Dal libro di Mirco Buffi – “Momenti Monticiani” edito dall’Associazione Culturale Photo Club Controluce
Una della figure umane più importanti nella storia moderna di Monte Compatri, è rappresentata dall’avvocato Placido Martini (1879…1944).
Figlio di Michele, un ricco possidente monticiano, si distinse negli studi fino a conseguire la licenza liceale ad appena 16 anni. Già allora manifestò il suo credo nella libertà e nell’interesse alle problematiche del proletariato che non lo abbandonerà mai fino al suo martirio delle Fosse Ardeatine.
A 18 anni, nel 1897, andò volontario in Grecia, minacciata nella sua indipendenza, dove combatté valorosamente. Tornato in Italia, negli anni successivi si laureò e iniziò la sua professione di avvocato. Durante gli anni della sua attività lavorativa, ebbe a cuore, sempre, mantenendo così fede ai suoi ideali giovanili, gli interessi della povera gente, continuamente sottomessa alle ingiustizie e ai soprusi dei ricchi. Questa sua sensibilità lo portò ad essere amato e stimato tantissimo dai suoi concittadini, e per loro, tra il 1903 e il 1906, anni in cui ricoprì la carica di Sindaco, ottenne, tra l’altro, la concessione per la semina delle terre di Cajano e della Molara e il riscatto delle terre di Torre Jacua.
Rientrato a Monte Compatri alla fine della Prima Guerra Mondiale, durante la quale aveva combattuto in Francia, riprese con foga la sua attività forense incentrata sempre sulle rivendicazioni sociali, riuscendo ad ottenere terre per tanti contadini laziali e buona parte della tenuta di Pantano Borghese per i monticiani. Ma non solo: a Monte Compatri istituì una Cantina Sociale, il Consorzio Agrario, una distilleria e l’Istituto delle Case Popolari.
L’avvento del fascismo bloccò, purtroppo, ogni sua attività e, addirittura, fu mandato al confino per ben 17 anni in varie parti d’Italia: dalla Sicilia, alla Puglia, all’Abruzzo. Questa “prigionia” rafforzò ancora di più il suo amore innato per la libertà e la giustizia sociale, così nel 1943, rientrato a Roma dall’Aquila, dove si trovava al confino, organizzò un gruppo partigiano e fondò il giornale “L’Unione Nazionale”.

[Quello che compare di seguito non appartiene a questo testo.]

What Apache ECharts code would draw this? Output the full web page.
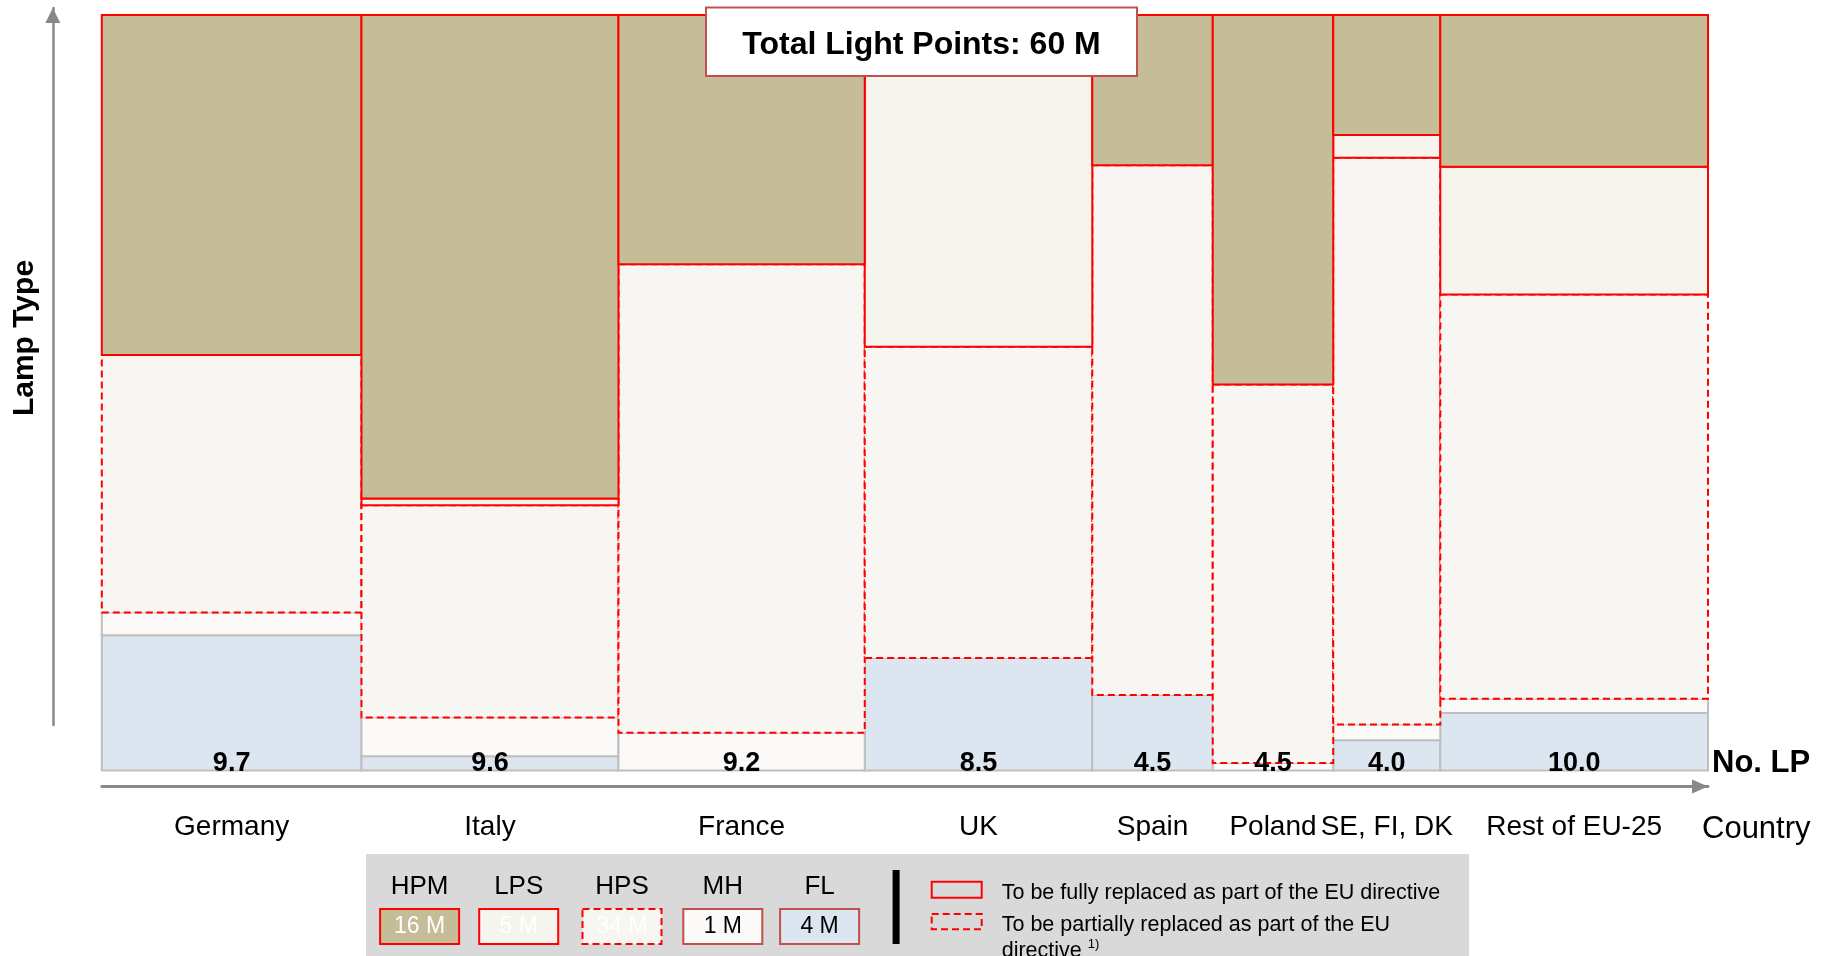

Tradito da alcuni suoi collaboratori, fu arrestato dai tedeschi e portato in carcere, dove per 59 giorni dovette subire gravi torture nonché estenuanti interrogatori e soprusi di ogni genere.
“Sanguinante per il naso rotto, l’orecchio sinistro strappato, le sopracciglia divelte, dolorante per le costole rotte dalle percosse e i piedi piagati dai tormenti, dimostrò fortezza d’animo, indomita volontà di resistenza, supremo ed eroico altruismo, rifiutando sdegnosamente gli allettamenti della delazione”.
Questo racconta testualmente Giuseppe Ciaffei nel suo libro.
Il 24 marzo 1944 fu trucidato alle Fosse Ardeatine insieme ad altre 339 persone, tra le quali c’era un altro monticiano, Mario Intreccialagli, ciabattino in Roma, ma anche lui eroico partigiano. “La Patria l’ha decorato di medaglia d’oro al valore militare. Gli italiani hanno intestato vari istituti al suo nome, i Romani gli hanno dedicato una strada in uno dei più bei quartieri della Città. I monticiani anche”.
A lui e a Mario Intreccialagli Monte Compatri ha posto un monumento nei pressi del palazzo comunale. Ma è la riconoscenza che i suoi concittadini gli esprimono, la memoria più bella e significativa che lo collocano tra i personaggi monticiani più famosi e amati.